While India's healthcare sector remains a key sector for development; health insurance remains underpenetrated and expensive in the eyes of consumers, according to a joint study conducted by FICCI and EY.
Health Insurance is a key pillar; not just for a family's physical health, but also for their financial well-being. It enables access to appropriate health care while reducing the impact of an untoward health event on a family's earning and payment capacity.
Insurers have been working tirelessly to expand coverage and distribution, leveraging newer distribution models and technology to reduce the cost of acquisition and consequently bring down the cost of cover for consumers. This is in addition to several government initiatives and the work that the regulator is doing to enhance awareness, as well as quality of service to consumers.
To this regard, a report titled "Distribution 2.0 - Improving Distribution in Health Insurance" released by T S Vijayan, Chairman, IRDAI at FICCI's 10th Annual Health Insurance Conference provides key insights and recommendations designed to enhance the distribution (and acceptance) of health insurance.
Despite the effort put into date, there is still a significant opportunity to expand distribution, while reducing the cost of customer acquisition and servicing. This paper aims to address the same.
"India stands apart from most other countries on account of its diversity, across practically every parameter, whether it is age, socio-economic distribution, education levels, financial literacy, wellness, geographical spread or even growth rates across different parts of the country. This only makes it more challenging for the insurance industry to ensure that appropriate products and distribution systems are in place to cater to each customer's need," said Sandeep Patel, Co-Chair, FICCI Health Insurance Committee and CEO and Managing Director Cigna TTK Health Insurance.

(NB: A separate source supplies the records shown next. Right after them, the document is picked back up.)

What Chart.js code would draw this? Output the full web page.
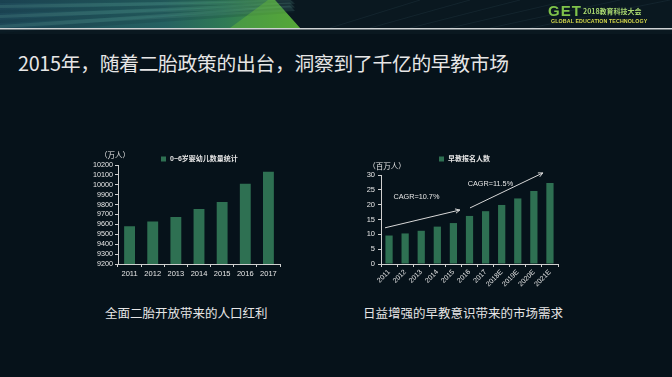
<!DOCTYPE html>
<html><head><meta charset="utf-8">
<script src="https://cdn.jsdelivr.net/npm/chart.js@4/dist/chart.umd.min.js"></script>
<style>
html,body{margin:0;padding:0;background:#06121a;}
#page{position:relative;width:672px;height:377px;background:#06121a;overflow:hidden;font-family:'Noto Sans CJK SC','Liberation Sans',sans-serif;}
#hdr{position:absolute;left:0;top:0;}
.t{position:absolute;white-space:nowrap;color:#e6e6e6;}
#title{left:18px;top:50px;font-size:19.8px;line-height:26px;letter-spacing:-0.3px;}
#s1{left:105px;top:304px;font-size:12.5px;line-height:18px;}
#s2{left:363px;top:304px;font-size:12.5px;line-height:18px;}
#c1wrap{position:absolute;left:88px;top:145px;width:200px;height:140px;}
#c2wrap{position:absolute;left:355px;top:150px;width:210px;height:140px;}
#logo1{position:absolute;left:548px;top:2px;font-family:'Liberation Sans',sans-serif;font-weight:bold;font-size:15px;color:#7fc24a;letter-spacing:1px;}
#logo2{position:absolute;left:583px;top:6px;font-size:7px;color:#a9d870;font-weight:bold;}
#logo3{position:absolute;left:551px;top:18px;font-family:'Liberation Sans',sans-serif;font-size:5.3px;font-weight:bold;color:#d6d84a;letter-spacing:0.1px;}
</style></head>
<body><div id="page">
<canvas id="hdr" width="672" height="34"></canvas>
<div id="logo1">GET</div>
<div id="logo2">2018教育科技大会</div>
<div id="logo3">GLOBAL EDUCATION TECHNOLOGY</div>
<div class="t" id="title">2015年，随着二胎政策的出台，洞察到了千亿的早教市场</div>
<div id="c1wrap"><canvas id="c1"></canvas></div>
<div id="c2wrap"><canvas id="c2"></canvas></div>
<div class="t" id="s1">全面二胎开放带来的人口红利</div>
<div class="t" id="s2">日益增强的早教意识带来的市场需求</div>
</div>
<script>
// ---------- data ----------
const years1 = ['2011','2012','2013','2014','2015','2016','2017'];
const infants = [9582, 9630, 9676, 9756, 9826, 10010, 10132];
const label1 = '0~6岁婴幼儿数量统计';
const unit1 = '（万人）';

const years2 = ['2011','2012','2013','2014','2015','2016','2017','2018E','2019E','2020E','2021E'];
const enrol = [9.6, 10.3, 11.2, 12.6, 13.8, 16.2, 17.8, 19.9, 22.1, 24.6, 27.3];
const label2 = '早教报名人数';
const unit2 = '（百万人）';
const cagrTexts = ['CAGR=10.7%', 'CAGR=11.5%'];
// arrow endpoints in data space [index, value]
const arrows = [[[-0.25, 12.2],[4.4, 18.2]], [[5.03, 18.9],[9.56, 30.7]]];
const cagrPos = [[1.7, 22.6],[6.3, 27.0]];

// ---------- header decoration ----------
(function(){
  const c = document.getElementById('hdr').getContext('2d');
  c.fillStyle = '#0a1820'; c.fillRect(0,0,672,34);
  const g = c.createLinearGradient(0,0,300,0);
  g.addColorStop(0,'#1d4757'); g.addColorStop(0.55,'#256161'); g.addColorStop(0.75,'#2f7a55'); g.addColorStop(1,'#4c9c36');
  c.fillStyle = g;
  c.beginPath(); c.moveTo(0,0); c.lineTo(275,0); c.lineTo(300,28); c.lineTo(0,28); c.closePath(); c.fill();
  c.globalAlpha = 0.18;
  for (let i=0;i<7;i++){
    c.fillStyle = i%2? '#6fb0a0':'#0e2f3a';
    c.beginPath(); c.moveTo(0,i*5); c.lineTo(290,-2+i*1.5); c.lineTo(295,2+i*1.8); c.lineTo(0,i*5+3); c.closePath(); c.fill();
  }
  c.globalAlpha = 0.5;
  c.fillStyle = '#5fb33a';
  c.beginPath(); c.moveTo(230,28); c.lineTo(268,0); c.lineTo(275,0); c.lineTo(300,28); c.closePath(); c.fill();
  c.globalAlpha = 0.15; c.strokeStyle = '#4a6a7a'; c.lineWidth = 1;
  for (let i=0;i<6;i++){ c.beginPath(); c.moveTo(330+i*40,28); c.lineTo(420+i*50,0); c.stroke(); }
  c.globalAlpha = 1;
  c.fillStyle = '#cfd3d4'; c.fillRect(0,28,672,1.5);
})();

// ---------- charts ----------
const FONT = "'Liberation Sans','Noto Sans CJK SC',sans-serif";
const AX = '#d0d0d0';
const BAR = '#2e7052';
const plain = v => String(v);

function deco(legendX, legendY, unit, unitX, unitY, extra){
  return {
    id:'deco',
    afterDraw(chart){
      const c = chart.ctx, a = chart.chartArea, ds = chart.data.datasets[0];
      c.save();
      c.fillStyle = ds.backgroundColor;
      c.fillRect(a.left+legendX, a.top+legendY-2.5, 5, 5);
      c.fillStyle = '#e6e6e6';
      c.font = 'bold 7px ' + FONT;
      c.textBaseline = 'middle'; c.textAlign = 'left';
      c.fillText(ds.label, a.left+legendX+9, a.top+legendY);
      c.font = '7.5px ' + FONT;
      c.textAlign = 'center';
      c.fillText(unit, a.left+unitX, a.top+unitY);
      if (extra) extra(chart);
      c.restore();
    }
  };
}

new Chart(document.getElementById('c1'), {
  type:'bar',
  data:{labels:years1, datasets:[{label:label1, data:infants, backgroundColor:BAR, barPercentage:0.47, categoryPercentage:1}]},
  options:{
    responsive:true, maintainAspectRatio:false, animation:false,
    layout:{padding:{top:20,right:8,bottom:0,left:0}},
    plugins:{legend:{display:false}, tooltip:{enabled:false}},
    scales:{
      x:{grid:{drawOnChartArea:false, color:AX, tickLength:3}, border:{color:AX, width:1},
         ticks:{color:'#e6e6e6', font:{size:7.5, family:FONT}, padding:2, maxRotation:0}, afterFit(s){s.height=21;}},
      y:{min:9200, max:10200, grid:{drawOnChartArea:false, color:AX, tickLength:3}, border:{color:AX, width:1},
         ticks:{stepSize:100, autoSkip:false, callback:plain, color:'#e6e6e6', font:{size:7.2, family:FONT}, padding:2}, afterFit(s){s.width=30;}}
    }
  },
  plugins:[deco(43, -6, unit1, -3, -9)]
});

function drawArrows(chart){
  const c = chart.ctx, xs = chart.scales.x, ys = chart.scales.y;
  c.strokeStyle = '#d8d8d8'; c.lineWidth = 1;
  arrows.forEach(([p,q])=>{
    const x1 = xs.getPixelForValue(p[0]), y1 = ys.getPixelForValue(p[1]);
    const x2 = xs.getPixelForValue(q[0]), y2 = ys.getPixelForValue(q[1]);
    c.beginPath(); c.moveTo(x1,y1); c.lineTo(x2,y2); c.stroke();
    const ang = Math.atan2(y2-y1, x2-x1), L = 5;
    c.beginPath();
    c.moveTo(x2 - L*Math.cos(ang-0.45), y2 - L*Math.sin(ang-0.45));
    c.lineTo(x2,y2);
    c.lineTo(x2 - L*Math.cos(ang+0.45), y2 - L*Math.sin(ang+0.45));
    c.stroke();
  });
  c.fillStyle = '#e6e6e6'; c.font = '7.3px ' + FONT; c.textAlign='center'; c.textBaseline='middle';
  cagrTexts.forEach((t,i)=>{
    c.fillText(t, xs.getPixelForValue(cagrPos[i][0]), ys.getPixelForValue(cagrPos[i][1]));
  });
}

new Chart(document.getElementById('c2'), {
  type:'bar',
  data:{labels:years2, datasets:[{label:label2, data:enrol, backgroundColor:BAR, barPercentage:0.45, categoryPercentage:1}]},
  options:{
    responsive:true, maintainAspectRatio:false, animation:false,
    layout:{padding:{top:25,right:7,bottom:0,left:0}},
    plugins:{legend:{display:false}, tooltip:{enabled:false}},
    scales:{
      x:{grid:{drawOnChartArea:false, color:AX, tickLength:3}, border:{color:AX, width:1},
         ticks:{color:'#e6e6e6', font:{size:7, family:FONT}, padding:1, minRotation:45, maxRotation:45, autoSkip:false}, afterFit(s){s.height=26;}},
      y:{min:0, max:30, grid:{drawOnChartArea:false, color:AX, tickLength:3}, border:{color:AX, width:1},
         ticks:{stepSize:5, autoSkip:false, callback:plain, color:'#e6e6e6', font:{size:7.5, family:FONT}, padding:3}, afterFit(s){s.width=26;}}
    }
  },
  plugins:[deco(58, -16, unit2, 6, -8, drawArrows)]
});
</script>
</body></html>
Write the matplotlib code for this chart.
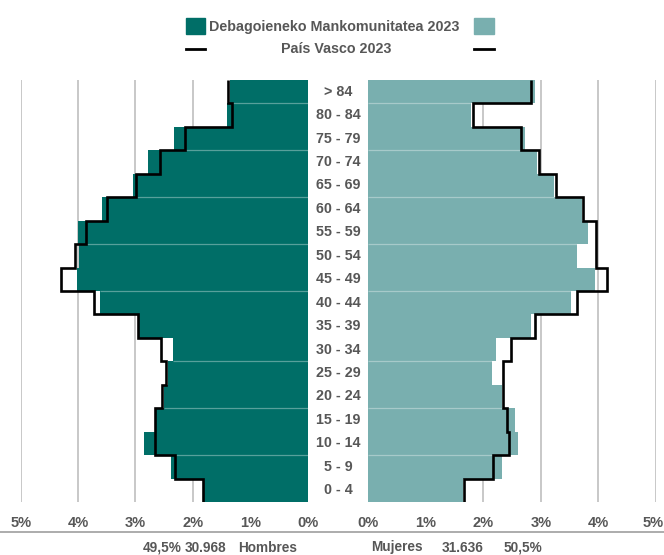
import numpy as np
import matplotlib
matplotlib.use('Agg')
import matplotlib.pyplot as plt
import matplotlib.font_manager as fm
from matplotlib.patches import Rectangle
from matplotlib.lines import Line2D
from matplotlib.transforms import ScaledTranslation

# age groups, from youngest (bottom) to oldest (top)
ages = ['0 - 4', '5 - 9', '10 - 14', '15 - 19', '20 - 24', '25 - 29', '30 - 34',
        '35 - 39', '40 - 44', '45 - 49', '50 - 54', '55 - 59', '60 - 64',
        '65 - 69', '70 - 74', '75 - 79', '80 - 84', '> 84']

# % of total population
hombres_deba = [1.81, 2.38, 2.85, 2.64, 2.50, 2.44, 2.34, 2.96, 3.61, 4.01,
                3.98, 4.00, 3.59, 3.05, 2.78, 2.33, 1.41, 1.35]
hombres_pv = [1.82, 2.31, 2.66, 2.66, 2.54, 2.47, 2.55, 2.95, 3.72, 4.30,
              4.05, 3.87, 3.50, 2.99, 2.57, 2.13, 1.32, 1.38]
mujeres_deba = [1.65, 2.32, 2.61, 2.55, 2.32, 2.15, 2.22, 2.83, 3.53, 3.94,
                3.62, 3.82, 3.71, 3.22, 2.94, 2.73, 1.79, 2.90]
mujeres_pv = [1.67, 2.16, 2.45, 2.41, 2.34, 2.34, 2.48, 2.89, 3.63, 4.15,
              3.95, 3.95, 3.73, 3.26, 2.96, 2.65, 1.82, 2.82]

ticks = [0, 1, 2, 3, 4, 5]
tick_labels = ['0%', '1%', '2%', '3%', '4%', '5%']

legend_deba = 'Debagoieneko Mankomunitatea 2023'
legend_pv = 'País Vasco 2023'
tot_h = ['49,5%', '30.968', 'Hombres']
tot_m = ['Mujeres', '31.636', '50,5%']

dark = '#006E67'
light = '#79AFAF'
grey_txt = '#575757'
grid_c = '#BFBFBF'

names = {f.name for f in fm.fontManager.ttflist}
if 'Liberation Sans Narrow' in names:
    fam = 'Liberation Sans Narrow'
    k = 1.2
else:
    fam = 'Liberation Sans'
    k = 1.0
plt.rcParams['font.family'] = [fam, 'DejaVu Sans']

W, H = 664, 555
fig = plt.figure(figsize=(W / 100, H / 100), dpi=100)

def fx(px):
    return px / W

def fy(py):
    return 1 - py / H

top, bot = 80, 502
axL = fig.add_axes([fx(20.7), fy(bot), fx(307.5 - 20.7), (bot - top) / H])
axR = fig.add_axes([fx(368.3), fy(bot), fx(656 - 368.3), (bot - top) / H])

y = np.arange(len(ages))
edges = np.arange(len(ages) + 1) - 0.5
seams = [16.5, 14.5, 12.5, 10.5, 8.5, 5.5, 3.5, 1.5]

for ax, deba, pv, col in [(axL, hombres_deba, hombres_pv, dark),
                          (axR, mujeres_deba, mujeres_pv, light)]:
    ax.barh(y, deba, height=1.0, color=col, zorder=2)
    ax.stairs(pv, edges, orientation='horizontal', baseline=None,
              color='black', lw=1.9, zorder=4)
    for s in seams:
        i = int(s - 0.5)
        ax.hlines(s, 0, min(deba[i], deba[i + 1]), color='white',
                  alpha=0.35, lw=0.9, zorder=3)
    ax.set_xlim(0, 5)
    ax.set_ylim(-0.5, len(ages) - 0.5)
    ax.set_xticks(ticks)
    ax.set_xticklabels(tick_labels, color=grey_txt, fontsize=10.5 * k,
                       fontweight='bold')
    ax.tick_params(axis='x', length=0, pad=10)
    ax.set_yticks([])
    ax.grid(axis='x', color=grid_c, lw=1.2, zorder=0)
    ax.set_axisbelow(True)
    for sp in ax.spines.values():
        sp.set_visible(False)
axL.invert_xaxis()

# last label on the right sits on the edge of the figure
lab = axR.get_xticklabels()[-1]
lab.set_ha('right')
lab.set_transform(lab.get_transform() +
                  ScaledTranslation(8 / 100, 0, fig.dpi_scale_trans))

# age labels in the middle
for i, a in enumerate(ages):
    yy = top + (len(ages) - 1 - i + 0.5) * (bot - top) / len(ages)
    fig.text(fx(338), fy(yy), a, ha='center', va='center',
             color=grey_txt, fontsize=10.3 * k, fontweight='bold')

# legend
fig.patches.append(Rectangle((fx(186), fy(34)), fx(19), 16 / H,
                             color=dark, transform=fig.transFigure))
fig.patches.append(Rectangle((fx(474), fy(34)), fx(20), 16 / H,
                             color=light, transform=fig.transFigure))
for x0, x1 in [(186, 205), (474, 494)]:
    fig.add_artist(Line2D([fx(x0), fx(x1)], [fy(49), fy(49)],
                          color='black', lw=2, transform=fig.transFigure))
fig.text(fx(334), fy(31), legend_deba, ha='center', va='baseline',
         color=grey_txt, fontsize=10.3 * k, fontweight='bold')
fig.text(fx(336), fy(53), legend_pv, ha='center', va='baseline',
         color=grey_txt, fontsize=10.3 * k, fontweight='bold')

# bottom line and totals
fig.add_artist(Line2D([0, 1], [fy(532), fy(532)], color='#A6A6A6', lw=1.3,
                      transform=fig.transFigure))
for txt, xc in zip(tot_h + tot_m, [162, 205, 268, 397, 463, 523]):
    fig.text(fx(xc), fy(551.5), txt, ha='center', va='baseline',
             color=grey_txt, fontsize=9.8 * k, fontweight='bold')

fig.savefig('out.png', dpi=100)
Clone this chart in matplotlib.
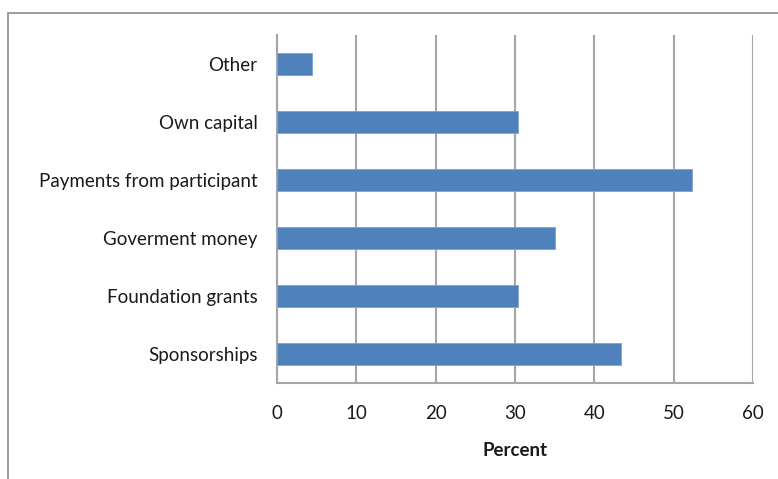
import matplotlib.pyplot as plt
from matplotlib.patches import Rectangle

categories = ["Sponsorships", "Foundation grants", "Goverment money",
              "Payments from participant", "Own capital", "Other"]
percent = [43.3, 30.4, 35.0, 52.3, 30.4, 4.4]
xticks = [0, 10, 20, 30, 40, 50, 60]

plt.rcParams['font.family'] = ['Lato', 'DejaVu Sans']

W, H = 778, 479
fig = plt.figure(figsize=(W / 100, H / 100), dpi=100)
ax = fig.add_axes([277 / W, 1 - 383 / H, (753 - 277) / W, (383 - 35) / H])

# chart border, clipped at right and bottom like the original
fig.patches.append(Rectangle((8 / W, -0.1), 1.2, 1 - 13 / H + 0.1,
                             transform=fig.transFigure, fill=False,
                             edgecolor='#8c8c8c', linewidth=1.2))

ypos = range(len(categories))
ax.barh(ypos, percent, height=0.38, color='#4f81bd', edgecolor='#7da2d0',
        linewidth=0.6, zorder=3)
ax.set_ylim(-0.5, len(categories) - 0.5)
ax.set_xlim(0, 60)
ax.set_yticks(list(ypos))
ax.set_yticklabels(categories, fontsize=13.5, color='#1a1a1a')
ax.set_xticks(xticks)
ax.set_xticklabels([str(t) for t in xticks], fontsize=13.5, color='#1a1a1a')
ax.tick_params(axis='both', length=0)
ax.tick_params(axis='y', pad=14)
ax.tick_params(axis='x', pad=16)
ax.xaxis.grid(True, color='#a6a6a6', linewidth=1.5, zorder=0)
ax.set_axisbelow(True)
for s in ['top', 'right']:
    ax.spines[s].set_visible(False)
for s in ['left', 'bottom']:
    ax.spines[s].set_color('#a6a6a6')
    ax.spines[s].set_linewidth(1.5)
ax.set_xlabel("Percent", fontsize=13.5, fontweight='bold', color='#1a1a1a', labelpad=14)

fig.savefig("out.png", dpi=100)
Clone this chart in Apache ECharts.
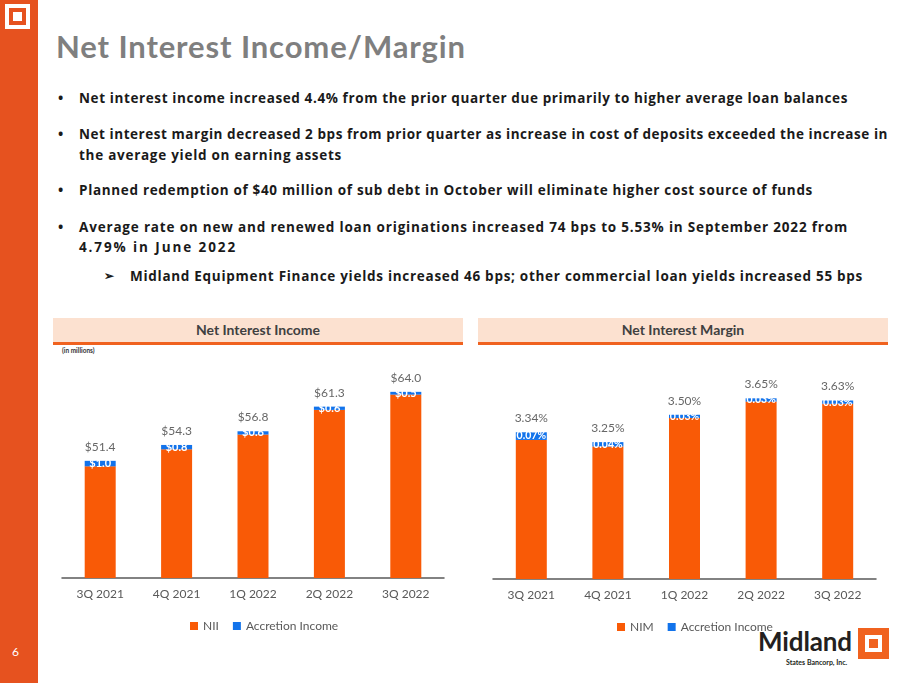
<!DOCTYPE html>
<html>
<head>
<meta charset="utf-8">
<script src="https://cdn.jsdelivr.net/npm/echarts@6/dist/echarts.min.js"></script>
<style>
  html,body{margin:0;padding:0;background:#fff;width:911px;height:683px;overflow:hidden;font-family:Lato,"Open Sans",sans-serif;}
  .abs{position:absolute;white-space:nowrap;}
  .strip{left:0;top:0;width:38px;height:683px;background:#E6521F;}
  .bl{font-family:"Open Sans",sans-serif;font-weight:bold;font-size:13.5px;color:#1a1a1a;line-height:20px;}
  .dot{font-size:14px;}
  .band{height:24px;background:#FCE1D0;border-bottom:3px solid #F0621F;text-align:center;font-weight:bold;font-size:14px;color:#404040;line-height:24px;}
  #chart{position:absolute;left:0;top:0;width:911px;height:683px;}
</style>
</head>
<body>
<div class="abs strip"></div>
<div class="abs" style="left:5px;top:4px;width:25px;height:25px;background:#fff;"></div>
<div class="abs" style="left:9px;top:8px;width:17px;height:17px;background:#E6521F;"></div>
<div class="abs" style="left:13px;top:12px;width:9px;height:9px;background:#fff;"></div>
<div class="abs" style="left:12px;top:644px;color:#fff;font-size:12px;">6</div>

<div class="abs" id="title" style="left:56px;top:26px;font-size:31px;font-weight:bold;color:#7F7F7F;line-height:40px;">Net Interest Income/Margin</div>

<div class="abs bl dot" style="left:58px;top:88px;">•</div>
<div class="abs bl fit" data-w="769" style="left:79px;top:88px;">Net interest income increased 4.4% from the prior quarter due primarily to higher average loan balances</div>
<div class="abs bl dot" style="left:58px;top:124px;">•</div>
<div class="abs bl fit" data-w="809" style="left:79px;top:124px;">Net interest margin decreased 2 bps from prior quarter as increase in cost of deposits exceeded the increase in</div>
<div class="abs bl fit" data-w="263" style="left:79px;top:145px;">the average yield on earning assets</div>
<div class="abs bl dot" style="left:58px;top:180px;">•</div>
<div class="abs bl fit" data-w="734" style="left:79px;top:180px;">Planned redemption of $40 million of sub debt in October will eliminate higher cost source of funds</div>
<div class="abs bl dot" style="left:58px;top:217px;">•</div>
<div class="abs bl fit" data-w="769" style="left:79px;top:217px;">Average rate on new and renewed loan originations increased 74 bps to 5.53% in September 2022 from</div>
<div class="abs bl fit" data-w="158" style="left:79px;top:237px;">4.79% in June 2022</div>
<div class="abs bl" style="left:104px;top:266px;font-size:12px;">&#10146;</div>
<div class="abs bl fit" data-w="733" style="left:130px;top:266px;">Midland Equipment Finance yields increased 46 bps; other commercial loan yields increased 55 bps</div>

<div class="abs band" style="left:53px;top:318px;width:410px;">Net Interest Income</div>
<div class="abs band" style="left:478px;top:318px;width:410px;">Net Interest Margin</div>
<div class="abs" style="left:62px;top:347px;font-size:6.5px;color:#333;font-weight:bold;">(in millions)</div>

<div class="abs fit" data-w="94" style="left:758px;top:625px;font-size:26px;font-weight:bold;color:#231F20;line-height:32px;">Midland</div>
<div class="abs" style="left:786px;top:658px;font-size:7px;color:#231F20;font-weight:bold;">States Bancorp, Inc.</div>
<div class="abs" style="left:858px;top:628px;width:31px;height:31px;background:#F0621F;"></div>
<div class="abs" style="left:865px;top:635px;width:17px;height:17px;background:#fff;"></div>
<div class="abs" style="left:869px;top:639px;width:9px;height:9px;background:#F0621F;"></div>

<div id="chart"></div>
<script>
// ---- data ----
const categories = ['3Q 2021', '4Q 2021', '1Q 2022', '2Q 2022', '3Q 2022'];
const niiTotal = [51.4, 54.3, 56.8, 61.3, 64.0];
const niiAccretion = [1.0, 0.8, 0.6, 0.6, 0.5];
const nimTotal = [3.34, 3.25, 3.50, 3.65, 3.63];
const nimAccretion = [0.07, 0.04, 0.03, 0.03, 0.03];

const niiBase = niiTotal.map((t, i) => +(t - niiAccretion[i]).toFixed(2));
const nimBase = nimTotal.map((t, i) => +(t - nimAccretion[i]).toFixed(2));

// fit text widths
document.querySelectorAll('.fit').forEach(el => {
  const target = +el.dataset.w;
  const w = el.getBoundingClientRect().width;
  const n = el.textContent.length;
  el.style.letterSpacing = ((target - w) / n) + 'px';
});
(function(){
  const el = document.getElementById('title');
  const w = el.getBoundingClientRect().width;
  const n = el.textContent.length;
  el.style.letterSpacing = ((410 - w) / n) + 'px';
})();

const ORANGE = '#F95A06', BLUE = '#1273EB';
const FONT = 'Lato';
const chart = echarts.init(document.getElementById('chart'), null, {renderer: 'canvas'});

function xAxis(idx) {
  return {
    type: 'category', gridIndex: idx, data: categories,
    axisLine: {lineStyle: {color: '#595959', width: 1.5}},
    axisTick: {show: false},
    axisLabel: {color: '#595959', fontSize: 12, fontFamily: FONT, margin: 10}
  };
}
function yAxis(idx, min, max) {
  return {type: 'value', gridIndex: idx, min: min, max: max, show: false, splitLine: {show: false}};
}
const labelTop = {show: true, position: 'top', distance: 7, color: '#404040', fontSize: 12, fontFamily: FONT};
const labelIn = {show: true, position: 'inside', color: '#fff', fontSize: 11, fontWeight: 'bold', fontFamily: FONT};

chart.setOption({
  backgroundColor: 'transparent',
  animation: false,
  grid: [
    {left: 62, width: 382, top: 359, height: 219},
    {left: 493, width: 383, top: 360, height: 219}
  ],
  xAxis: [xAxis(0), xAxis(1)],
  yAxis: [yAxis(0, 30, 70), yAxis(1, 2, 4)],
  legend: [
    {data: ['NII', 'Accretion Income'], left: 185, top: 615, itemWidth: 8, itemHeight: 8, itemGap: 14, icon: 'rect',
     textStyle: {color: '#595959', fontSize: 12, fontFamily: FONT}},
    {data: ['NIM', 'Accretion Income'], left: 612, top: 616, itemWidth: 8, itemHeight: 8, itemGap: 14, icon: 'rect',
     textStyle: {color: '#595959', fontSize: 12, fontFamily: FONT}}
  ],
  series: [
    {name: 'NII', type: 'bar', stack: 'nii', xAxisIndex: 0, yAxisIndex: 0, barWidth: 31,
     itemStyle: {color: ORANGE}, data: niiBase},
    {name: 'Accretion Income', type: 'bar', stack: 'nii', xAxisIndex: 0, yAxisIndex: 0, barWidth: 31,
     itemStyle: {color: BLUE}, data: niiAccretion,
     label: Object.assign({}, labelIn, {formatter: p => '$' + p.value.toFixed(1)})},
    {name: 'niiTotal', type: 'scatter', xAxisIndex: 0, yAxisIndex: 0, symbolSize: 2, itemStyle: {color: 'rgba(0,0,0,0)'}, data: niiTotal,
     label: Object.assign({}, labelTop, {formatter: p => '$' + p.value.toFixed(1)}), silent: true},

    {name: 'NIM', type: 'bar', stack: 'nim', xAxisIndex: 1, yAxisIndex: 1, barWidth: 31,
     itemStyle: {color: ORANGE}, data: nimBase},
    {name: 'Accretion Income', type: 'bar', stack: 'nim', xAxisIndex: 1, yAxisIndex: 1, barWidth: 31,
     itemStyle: {color: BLUE}, data: nimAccretion,
     label: Object.assign({}, labelIn, {fontSize: 10.5, formatter: p => p.value.toFixed(2) + '%'})},
    {name: 'nimTotal', type: 'scatter', xAxisIndex: 1, yAxisIndex: 1, symbolSize: 2, itemStyle: {color: 'rgba(0,0,0,0)'}, data: nimTotal,
     label: Object.assign({}, labelTop, {formatter: p => p.value.toFixed(2) + '%'}), silent: true}
  ]
});
</script>
</body>
</html>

"On its part, the health insurance industry has been leveraging the new channels to expand outreach and reduce the cost of selling. However, the acceptance of health insurance remains low. The need of the hour is to address the underlying reasons which drive purchasing behaviour. This paper attempts to identify the key drivers and inhibitors of health insurance purchase and lays out recommendations that will help improve acceptance, and penetration of health insurance," he added.